==== Information shown
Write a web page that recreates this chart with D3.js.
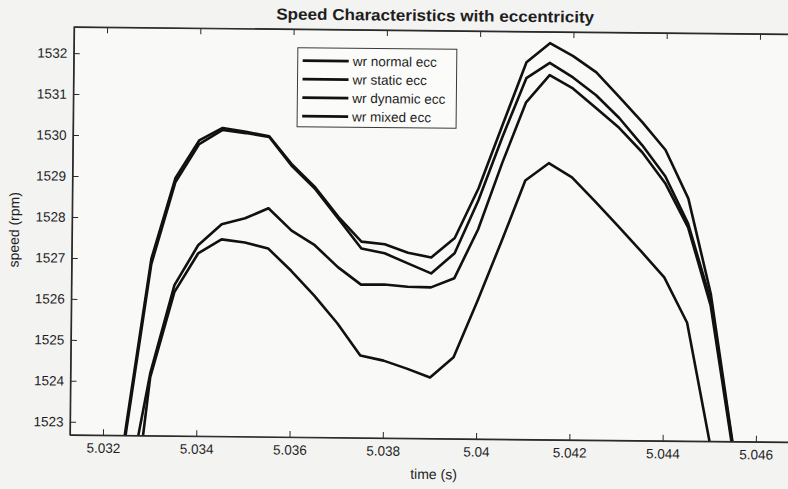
<!DOCTYPE html>
<html>
<head>
<meta charset="utf-8">
<script src="https://cdn.jsdelivr.net/npm/d3@7"></script>
<style>
  html, body { margin: 0; padding: 0; background: #f3f3f2; }
  svg { display: block; }
  text { font-family: "Liberation Sans", Arial, Helvetica, sans-serif; fill: #1e1e1e; }
</style>
</head>
<body>
<svg id="chart" width="788" height="489"></svg>
<script>
// ---- data ----
const time = [5.032, 5.0325, 5.033, 5.0335, 5.034, 5.0345, 5.035, 5.0355, 5.036, 5.0365,
              5.037, 5.0375, 5.038, 5.0385, 5.039, 5.0395, 5.040, 5.0405, 5.041, 5.0415,
              5.042, 5.0425, 5.043, 5.0435, 5.044, 5.0445, 5.045, 5.0455, 5.046];

const wrNormal  = [1518.6, 1522.96, 1527.00, 1528.98, 1529.90, 1530.21, 1530.12, 1530.02, 1529.33, 1528.78,
                   1528.07, 1527.47, 1527.41, 1527.21, 1527.10, 1527.58, 1528.80, 1530.35, 1531.89, 1532.36,
                   1532.05, 1531.66, 1531.06, 1530.45, 1529.78, 1528.60, 1526.29, 1522.66, 1518.2];
const wrStatic  = [1518.4, 1522.81, 1526.87, 1528.88, 1529.81, 1530.16, 1530.09, 1530.00, 1529.29, 1528.74,
                   1528.02, 1527.30, 1527.19, 1526.95, 1526.71, 1527.21, 1528.51, 1530.06, 1531.50, 1531.88,
                   1531.53, 1531.10, 1530.55, 1529.89, 1529.14, 1527.99, 1526.12, 1522.61, 1518.2];
const wrDynamic = [1516.5, 1521.06, 1524.20, 1526.36, 1527.34, 1527.86, 1528.01, 1528.26, 1527.72, 1527.37,
                   1526.84, 1526.42, 1526.43, 1526.38, 1526.37, 1526.60, 1527.80, 1529.42, 1530.91, 1531.58,
                   1531.26, 1530.79, 1530.31, 1529.72, 1528.97, 1527.90, 1526.00, 1522.51, 1518.2];
const wrMixed   = [1514.5, 1519.05, 1524.10, 1526.19, 1527.14, 1527.49, 1527.42, 1527.28, 1526.74, 1526.14,
                   1525.47, 1524.69, 1524.57, 1524.38, 1524.17, 1524.67, 1526.05, 1527.50, 1529.00, 1529.43,
                   1529.09, 1528.51, 1527.91, 1527.30, 1526.67, 1525.57, 1522.71, 1518.5, 1515.0];

const seriesNames = ["wr normal ecc", "wr static ecc", "wr dynamic ecc", "wr mixed ecc"];
const seriesValues = [wrNormal, wrStatic, wrDynamic, wrMixed];

const xTicks = [5.032, 5.034, 5.036, 5.038, 5.040, 5.042, 5.044, 5.046];
const xTickLabels = ["5.032", "5.034", "5.036", "5.038", "5.04", "5.042", "5.044", "5.046"];
const yTicks = [1523, 1524, 1525, 1526, 1527, 1528, 1529, 1530, 1531, 1532];

const titleText = "Speed Characteristics with eccentricity";
const xLabel = "time (s)";
const yLabel = "speed (rpm)";

// ---- layout ----
const plot = { left: 72, right: 800, top: 30.5, bottom: 438.5 };
const svg = d3.select("#chart");

svg.append("rect").attr("width", 788).attr("height", 489).attr("fill", "#f3f3f2");

// the scanned reference is slightly tilted
const root = svg.append("g").attr("transform", "rotate(0.58, 430, 232)");

const x = d3.scaleLinear().domain([5.031292, 5.046901]).range([plot.left, plot.right]);
const y = d3.scaleLinear().domain([1522.68, 1532.64]).range([plot.bottom, plot.top]);

root.append("rect")
  .attr("x", plot.left).attr("y", plot.top)
  .attr("width", plot.right - plot.left).attr("height", plot.bottom - plot.top)
  .attr("fill", "#f9f9f8");

root.append("defs").append("clipPath").attr("id", "clip")
  .append("rect")
  .attr("x", plot.left).attr("y", plot.top)
  .attr("width", plot.right - plot.left).attr("height", plot.bottom - plot.top);

// ---- axes ----
const fs = 13.5;
const xAxis = d3.axisBottom(x).tickValues(xTicks)
  .tickFormat((d, i) => xTickLabels[i]).tickSize(-6).tickSizeOuter(0).tickPadding(8);
const gx = root.append("g").attr("transform", `translate(0,${plot.bottom})`).call(xAxis);

const xAxisTop = d3.axisTop(x).tickValues(xTicks).tickFormat("").tickSize(-6).tickSizeOuter(0);
const gxt = root.append("g").attr("transform", `translate(0,${plot.top})`).call(xAxisTop);

const yAxis = d3.axisLeft(y).tickValues(yTicks).tickFormat(d3.format("d"))
  .tickSize(-6).tickSizeOuter(0).tickPadding(6.5);
const gy = root.append("g").attr("transform", `translate(${plot.left},0)`).call(yAxis);

[gx, gxt, gy].forEach(g => {
  g.selectAll("path.domain").attr("stroke", "#2a2a2a").attr("stroke-width", 1.2);
  g.selectAll(".tick line").attr("stroke", "#2a2a2a").attr("stroke-width", 1);
  g.selectAll(".tick text").attr("font-size", fs).attr("fill", "#1e1e1e")
    .attr("font-family", '"Liberation Sans", Arial, sans-serif');
});

// ---- lines ----
const line = d3.line().x((d, i) => x(time[i])).y(d => y(d));
const lines = root.append("g").attr("clip-path", "url(#clip)");
seriesValues.forEach(vals => {
  lines.append("path").datum(vals)
    .attr("d", line)
    .attr("fill", "none")
    .attr("stroke", "#111")
    .attr("stroke-width", 2.6)
    .attr("stroke-linejoin", "round");
});

// frame (left/top/bottom; right edge is off the picture)
root.append("rect")
  .attr("x", plot.left).attr("y", plot.top)
  .attr("width", plot.right - plot.left).attr("height", plot.bottom - plot.top)
  .attr("fill", "none").attr("stroke", "#2a2a2a").attr("stroke-width", 1.2);

// ---- title & labels ----
root.append("text")
  .attr("x", 433).attr("y", 21)
  .attr("text-anchor", "middle")
  .attr("font-weight", "bold")
  .attr("font-size", 16)
  .attr("textLength", 318)
  .attr("lengthAdjust", "spacingAndGlyphs")
  .text(titleText);

root.append("text")
  .attr("x", 436).attr("y", 479)
  .attr("text-anchor", "middle")
  .attr("font-size", 14)
  .text(xLabel);

root.append("text")
  .attr("transform", "translate(19,234) rotate(-90)")
  .attr("text-anchor", "middle")
  .attr("font-size", 14)
  .text(yLabel);

// ---- legend ----
const lg = root.append("g");
lg.append("rect")
  .attr("x", 296).attr("y", 49).attr("width", 159).attr("height", 79)
  .attr("fill", "#fbfbfa").attr("stroke", "#3a3a3a").attr("stroke-width", 1);
const rowY = d3.scalePoint().domain(seriesNames).range([62, 117.5]);
seriesNames.forEach(name => {
  lg.append("line")
    .attr("x1", 301).attr("x2", 347)
    .attr("y1", rowY(name)).attr("y2", rowY(name))
    .attr("stroke", "#111").attr("stroke-width", 2.8);
  lg.append("text")
    .attr("x", 351).attr("y", rowY(name))
    .attr("dy", "0.35em")
    .attr("font-size", 13.5)
    .text(name);
});
</script>
</body>
</html>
========
[Exercise brief]: Begin at the top of the material above and output each line exactly, stopping after the line that holds "5.045, 5.0455, 5.046];". Leave out pictures.

[The output]:
Write a web page that recreates this chart with D3.js.
<!DOCTYPE html>
<html>
<head>
<meta charset="utf-8">
<script src="https://cdn.jsdelivr.net/npm/d3@7"></script>
<style>
  html, body { margin: 0; padding: 0; background: #f3f3f2; }
  svg { display: block; }
  text { font-family: "Liberation Sans", Arial, Helvetica, sans-serif; fill: #1e1e1e; }
</style>
</head>
<body>
<svg id="chart" width="788" height="489"></svg>
<script>
// ---- data ----
const time = [5.032, 5.0325, 5.033, 5.0335, 5.034, 5.0345, 5.035, 5.0355, 5.036, 5.0365,
              5.037, 5.0375, 5.038, 5.0385, 5.039, 5.0395, 5.040, 5.0405, 5.041, 5.0415,
              5.042, 5.0425, 5.043, 5.0435, 5.044, 5.0445, 5.045, 5.0455, 5.046];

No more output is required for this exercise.